The web is broken. For all the marvels the internet brings, its darker side is also unfortunately ever-present.
Almost half of children have seen harmful content online, including material promoting self-harm and suicide, and over a third of young people report being cyberbullied, with a fifth skipping school as a result. Time and time again the headlines shine a light on the harms social media is inflicting on children.
To build a safer and healthier online experience for children, regulation is crucial. The Online Safety Bill, which passed the House of Lords yesterday, has received scathing criticism from the tech giants and digital rights groups who say it threatens to erode internet users’ privacy. But these complaints are born of self-interest, not the public interest: the Bill is a good first step towards the Government’s goal to make the UK “the safest place in the world to be online”.
Politicians, officials and campaigners from around the world are watching the British experience with interest. Globally, governments and regulators are grappling with the same tangle of problems and dilemmas. How to keep the internet safe for kids, how to protect the privacy and data of all users of all ages, how to moderate content, and how to enforce restrictions – without destroying the freedom, privacy and security that make the internet work.
But is it really a question of protecting civil liberties versus protecting children? We can and should have both. The answer lies in how technology works for society – and changing the way the social media companies operate.
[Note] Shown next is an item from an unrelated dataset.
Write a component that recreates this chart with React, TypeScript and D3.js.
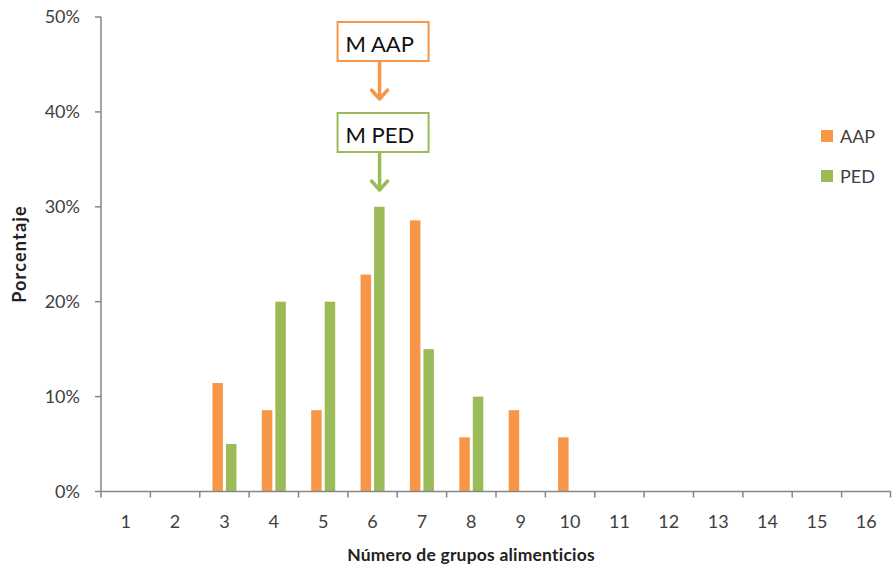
import React from "react";
import * as d3 from "d3";

const categories = ["1","2","3","4","5","6","7","8","9","10","11","12","13","14","15","16"];
const aapValues = [0,0,11.43,8.57,8.57,22.86,28.57,5.71,8.57,5.71,0,0,0,0,0,0];
const pedValues = [0,0,5,20,20,30,15,10,0,0,0,0,0,0,0,0];
const yTicks = [0,10,20,30,40,50];
const seriesNames = ["AAP","PED"];
const seriesColors = ["#F79646","#9BBB59"];
const annotations = [
  { label: "M AAP", color: "#F79646", cat: "6" },
  { label: "M PED", color: "#9BBB59", cat: "6" },
];

const W = 892, H = 569;
const left = 101, right = 891, top = 17, bottom = 491.5;
const FONT = "Lato, 'Open Sans', sans-serif";

export default function App() {
  const x = d3.scaleBand<string>().domain(categories).range([left, right]).paddingInner(0).paddingOuter(0);
  const y = d3.scaleLinear().domain([0, 50]).range([bottom, top]);
  const bw = 10.5, gap = 3;
  const series = [aapValues, pedValues];
  const axisColor = "#868686";

  const annX = (x("6") as number) + x.bandwidth() / 2 + 7;
  const boxW = 91, boxH = 39;
  const boxes = [
    { ...annotations[0], y0: 22, arrowEnd: 100 },
    { ...annotations[1], y0: 113, arrowEnd: 191 },
  ];

  return (
    <svg width={W} height={H} style={{ position: "absolute", left: 0, top: 0, background: "#fff" }}>
      {/* bars */}
      {series.map((vals, si) =>
        vals.map((v, i) => {
          if (v <= 0) return null;
          const cx = (x(categories[i]) as number) + x.bandwidth() / 2;
          const bx = si === 0 ? cx - gap / 2 - bw : cx + gap / 2;
          return (
            <rect key={`${si}-${i}`} x={bx} y={y(v)} width={bw} height={bottom - y(v)} fill={seriesColors[si]} />
          );
        })
      )}
      {/* y axis */}
      <line x1={left} x2={left} y1={top} y2={bottom} stroke={axisColor} strokeWidth={1.5} />
      {yTicks.map((t) => (
        <g key={t}>
          <line x1={left - 6} x2={left} y1={y(t)} y2={y(t)} stroke={axisColor} strokeWidth={1.5} />
          <text x={left - 21} y={y(t)} dy="0.35em" textAnchor="end" fontFamily={FONT} fontSize={18} fill="#404040">
            {t}%
          </text>
        </g>
      ))}
      {/* x axis */}
      <line x1={left} x2={right} y1={bottom} y2={bottom} stroke={axisColor} strokeWidth={1.5} />
      {categories.map((c) => (
        <line key={"t" + c} x1={(x(c) as number)} x2={(x(c) as number)} y1={bottom} y2={bottom + 6} stroke={axisColor} strokeWidth={1.5} />
      ))}
      <line x1={right - 0.5} x2={right - 0.5} y1={bottom} y2={bottom + 6} stroke={axisColor} strokeWidth={1.5} />
      {categories.map((c) => (
        <text key={"l" + c} x={(x(c) as number) + x.bandwidth() / 2} y={528} textAnchor="middle" fontFamily={FONT} fontSize={18} fill="#404040">
          {c}
        </text>
      ))}
      {/* axis titles */}
      <text x={471} y={561} textAnchor="middle" fontFamily={FONT} fontWeight="bold" fontSize={17.5} letterSpacing={0.2} fill="#222">
        Número de grupos alimenticios
      </text>
      <text transform={`translate(26,254) rotate(-90)`} textAnchor="middle" fontFamily={FONT} fontWeight="bold" fontSize={18} letterSpacing={1.2} fill="#222">
        Porcentaje
      </text>
      {/* legend */}
      {seriesNames.map((n, i) => (
        <g key={n}>
          <rect x={821} y={130 + i * 40} width={12} height={12} fill={seriesColors[i]} />
          <text x={840} y={143 + i * 40} fontFamily={FONT} fontSize={18} fill="#404040">{n}</text>
        </g>
      ))}
      {/* annotations */}
      {boxes.map((b) => (
        <g key={b.label}>
          <rect x={annX - 42} y={b.y0} width={boxW} height={boxH} fill="#fff" stroke={b.color} strokeWidth={2} />
          <text x={annX - 34} y={b.y0 + 30} fontFamily={FONT} fontSize={22} fill="#111">{b.label}</text>
          <line x1={annX} x2={annX} y1={b.y0 + boxH} y2={b.arrowEnd - 2} stroke={b.color} strokeWidth={3.5} />
          <polyline points={`${annX - 8},${b.arrowEnd - 10} ${annX},${b.arrowEnd - 1} ${annX + 8},${b.arrowEnd - 10}`} fill="none" stroke={b.color} strokeWidth={3.5} strokeLinecap="round" strokeLinejoin="round" />
        </g>
      ))}
    </svg>
  );
}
We need to start by rethinking the technology much of today’s internet is built on. The current internet fuels the megalomania of big tech and the social media companies that seek to monetise individuals and their personal data. This – not regulation – is what erodes our civil liberties. It is written to get us hooked, to polarise and inflame, and to sell our attention for the highest price.
If the consequence is a terrorist communicating freely, a child abuser planning their crimes uninterrupted, or a schoolgirl learning how to self-harm and even commit suicide, it is of little importance to these companies. And what’s worse, again and again platforms have failed to moderate themselves and adequately protect their users.
We need a new model – an open internet where people are put first, not profit. This involves moving away from the closed and centralised “walled gardens” built by today’s social media companies which allows – allowing them to hoard your data, use their algorithms against you, and keep you hooked to your phone. We need to adopt decentralised protocols that give users greater control over their online experience and how their data is used.
Core to this new model are new innovative technologies, and one of them is a new open source internet protocol, the Decentralised Social Networking Protocol (DSNP), which is built in collaboration with partners around the world, that gives users ownership and control of their personal data and social graph. Social media apps built on this protocol give users control over their own data, including what they see, who they interact with and allowing them to transfer their followers and data to other platforms without losing access to their content.
86% of UK internet users want more control over the personal information they give companies, and only 36% of the UK public trust social media companies to act in their best interest. DSNP turns the tables on social media platforms, ending the days of users being the product and instead putting them in control and giving them a greater say of how their data is used. Platforms built using decentralised models give parents the control and safeguards to protect their children – without eroding privacy for all.
Alongside new regulations - and institutions charged with making sure they are enforced, like Ofcom, with new innovative technologies we have the solutions to build a better web for all. In an age of generative AI we have seen growing awareness regarding the importance of data privacy and online safety. The time to start bringing about this change is now.
Driven by concern about online bullying, serious online criminality and tragic cases such as the death of Molly Russell, public pressure for change is mounting. With the Online Safety Bill, Britain is responding to these calls. The technology exists to go further and make the web a safer, better place for all of us.